* _EXERCISE REQUIREMENTS_
Your task is to give the data again, exactly, with every line intact.
>>>
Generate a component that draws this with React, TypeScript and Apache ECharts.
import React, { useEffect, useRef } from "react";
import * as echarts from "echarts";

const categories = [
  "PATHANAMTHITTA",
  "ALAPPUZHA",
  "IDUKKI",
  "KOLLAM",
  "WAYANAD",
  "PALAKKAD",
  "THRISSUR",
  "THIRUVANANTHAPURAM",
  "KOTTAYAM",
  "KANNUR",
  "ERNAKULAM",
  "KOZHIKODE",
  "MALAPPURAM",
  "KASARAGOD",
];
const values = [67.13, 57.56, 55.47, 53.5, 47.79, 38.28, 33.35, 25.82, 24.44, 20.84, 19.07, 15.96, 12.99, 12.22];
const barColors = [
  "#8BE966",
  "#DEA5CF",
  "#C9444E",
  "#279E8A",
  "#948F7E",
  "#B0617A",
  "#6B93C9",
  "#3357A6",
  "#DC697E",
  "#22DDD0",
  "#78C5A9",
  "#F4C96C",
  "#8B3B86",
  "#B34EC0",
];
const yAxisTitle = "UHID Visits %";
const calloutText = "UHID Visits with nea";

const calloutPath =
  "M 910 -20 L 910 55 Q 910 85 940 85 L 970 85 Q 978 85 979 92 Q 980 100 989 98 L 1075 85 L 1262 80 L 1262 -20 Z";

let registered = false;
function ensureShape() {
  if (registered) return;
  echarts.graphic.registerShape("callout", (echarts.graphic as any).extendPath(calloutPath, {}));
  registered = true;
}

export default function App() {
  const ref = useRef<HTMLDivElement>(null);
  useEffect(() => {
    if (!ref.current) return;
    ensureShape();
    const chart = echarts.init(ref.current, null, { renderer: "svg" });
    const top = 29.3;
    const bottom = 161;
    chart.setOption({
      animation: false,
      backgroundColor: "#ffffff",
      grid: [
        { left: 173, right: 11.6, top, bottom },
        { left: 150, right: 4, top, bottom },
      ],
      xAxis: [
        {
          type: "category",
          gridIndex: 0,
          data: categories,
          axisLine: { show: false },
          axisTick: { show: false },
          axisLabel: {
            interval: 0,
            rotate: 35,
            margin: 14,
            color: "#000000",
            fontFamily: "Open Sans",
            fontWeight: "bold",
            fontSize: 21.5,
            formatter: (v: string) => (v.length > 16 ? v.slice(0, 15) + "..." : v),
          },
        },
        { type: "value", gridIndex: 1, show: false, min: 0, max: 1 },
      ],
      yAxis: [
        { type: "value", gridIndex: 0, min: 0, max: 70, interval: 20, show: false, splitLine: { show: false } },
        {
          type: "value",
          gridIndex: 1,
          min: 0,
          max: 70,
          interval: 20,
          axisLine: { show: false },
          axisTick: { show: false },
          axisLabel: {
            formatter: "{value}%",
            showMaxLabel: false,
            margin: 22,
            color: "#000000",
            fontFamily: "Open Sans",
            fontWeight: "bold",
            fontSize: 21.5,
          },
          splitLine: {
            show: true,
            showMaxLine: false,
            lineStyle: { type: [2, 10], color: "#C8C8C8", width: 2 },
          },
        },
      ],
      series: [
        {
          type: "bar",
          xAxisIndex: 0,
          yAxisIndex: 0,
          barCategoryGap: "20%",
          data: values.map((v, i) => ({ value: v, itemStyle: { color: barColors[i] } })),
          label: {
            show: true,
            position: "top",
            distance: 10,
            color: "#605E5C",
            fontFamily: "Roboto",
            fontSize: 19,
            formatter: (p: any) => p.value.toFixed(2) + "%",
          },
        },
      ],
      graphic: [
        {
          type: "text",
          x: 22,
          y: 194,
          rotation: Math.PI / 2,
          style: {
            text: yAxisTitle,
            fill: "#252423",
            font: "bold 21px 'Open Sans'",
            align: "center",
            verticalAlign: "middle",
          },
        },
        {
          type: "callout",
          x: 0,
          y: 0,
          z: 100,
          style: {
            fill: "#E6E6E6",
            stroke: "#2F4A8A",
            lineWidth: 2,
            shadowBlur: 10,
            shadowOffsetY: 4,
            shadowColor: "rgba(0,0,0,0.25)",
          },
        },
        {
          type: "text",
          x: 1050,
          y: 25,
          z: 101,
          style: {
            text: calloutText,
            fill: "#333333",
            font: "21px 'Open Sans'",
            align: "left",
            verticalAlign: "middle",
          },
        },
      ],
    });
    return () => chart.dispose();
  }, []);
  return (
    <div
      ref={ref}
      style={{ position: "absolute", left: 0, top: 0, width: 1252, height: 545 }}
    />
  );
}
<<<
* _CORRECT RESULT_
Generate a component that draws this with React, TypeScript and Apache ECharts.
import React, { useEffect, useRef } from "react";
import * as echarts from "echarts";

const categories = [
  "PATHANAMTHITTA",
  "ALAPPUZHA",
  "IDUKKI",
  "KOLLAM",
  "WAYANAD",
  "PALAKKAD",
  "THRISSUR",
  "THIRUVANANTHAPURAM",
  "KOTTAYAM",
  "KANNUR",
  "ERNAKULAM",
  "KOZHIKODE",
  "MALAPPURAM",
  "KASARAGOD",
];
const values = [67.13, 57.56, 55.47, 53.5, 47.79, 38.28, 33.35, 25.82, 24.44, 20.84, 19.07, 15.96, 12.99, 12.22];
const barColors = [
  "#8BE966",
  "#DEA5CF",
  "#C9444E",
  "#279E8A",
  "#948F7E",
  "#B0617A",
  "#6B93C9",
  "#3357A6",
  "#DC697E",
  "#22DDD0",
  "#78C5A9",
  "#F4C96C",
  "#8B3B86",
  "#B34EC0",
];
const yAxisTitle = "UHID Visits %";
const calloutText = "UHID Visits with nea";

const calloutPath =
  "M 910 -20 L 910 55 Q 910 85 940 85 L 970 85 Q 978 85 979 92 Q 980 100 989 98 L 1075 85 L 1262 80 L 1262 -20 Z";

let registered = false;
function ensureShape() {
  if (registered) return;
  echarts.graphic.registerShape("callout", (echarts.graphic as any).extendPath(calloutPath, {}));
  registered = true;
}

export default function App() {
  const ref = useRef<HTMLDivElement>(null);
  useEffect(() => {
    if (!ref.current) return;
    ensureShape();
    const chart = echarts.init(ref.current, null, { renderer: "svg" });
    const top = 29.3;
    const bottom = 161;
    chart.setOption({
      animation: false,
      backgroundColor: "#ffffff",
      grid: [
        { left: 173, right: 11.6, top, bottom },
        { left: 150, right: 4, top, bottom },
      ],
      xAxis: [
        {
          type: "category",
          gridIndex: 0,
          data: categories,
          axisLine: { show: false },
          axisTick: { show: false },
          axisLabel: {
            interval: 0,
            rotate: 35,
            margin: 14,
            color: "#000000",
            fontFamily: "Open Sans",
            fontWeight: "bold",
            fontSize: 21.5,
            formatter: (v: string) => (v.length > 16 ? v.slice(0, 15) + "..." : v),
          },
        },
        { type: "value", gridIndex: 1, show: false, min: 0, max: 1 },
      ],
      yAxis: [
        { type: "value", gridIndex: 0, min: 0, max: 70, interval: 20, show: false, splitLine: { show: false } },
        {
          type: "value",
          gridIndex: 1,
          min: 0,
          max: 70,
          interval: 20,
          axisLine: { show: false },
          axisTick: { show: false },
          axisLabel: {
            formatter: "{value}%",
            showMaxLabel: false,
            margin: 22,
            color: "#000000",
            fontFamily: "Open Sans",
            fontWeight: "bold",
            fontSize: 21.5,
          },
          splitLine: {
            show: true,
            showMaxLine: false,
            lineStyle: { type: [2, 10], color: "#C8C8C8", width: 2 },
          },
        },
      ],
      series: [
        {
          type: "bar",
          xAxisIndex: 0,
          yAxisIndex: 0,
          barCategoryGap: "20%",
          data: values.map((v, i) => ({ value: v, itemStyle: { color: barColors[i] } })),
          label: {
            show: true,
            position: "top",
            distance: 10,
            color: "#605E5C",
            fontFamily: "Roboto",
            fontSize: 19,
            formatter: (p: any) => p.value.toFixed(2) + "%",
          },
        },
      ],
      graphic: [
        {
          type: "text",
          x: 22,
          y: 194,
          rotation: Math.PI / 2,
          style: {
            text: yAxisTitle,
            fill: "#252423",
            font: "bold 21px 'Open Sans'",
            align: "center",
            verticalAlign: "middle",
          },
        },
        {
          type: "callout",
          x: 0,
          y: 0,
          z: 100,
          style: {
            fill: "#E6E6E6",
            stroke: "#2F4A8A",
            lineWidth: 2,
            shadowBlur: 10,
            shadowOffsetY: 4,
            shadowColor: "rgba(0,0,0,0.25)",
          },
        },
        {
          type: "text",
          x: 1050,
          y: 25,
          z: 101,
          style: {
            text: calloutText,
            fill: "#333333",
            font: "21px 'Open Sans'",
            align: "left",
            verticalAlign: "middle",
          },
        },
      ],
    });
    return () => chart.dispose();
  }, []);
  return (
    <div
      ref={ref}
      style={{ position: "absolute", left: 0, top: 0, width: 1252, height: 545 }}
    />
  );
}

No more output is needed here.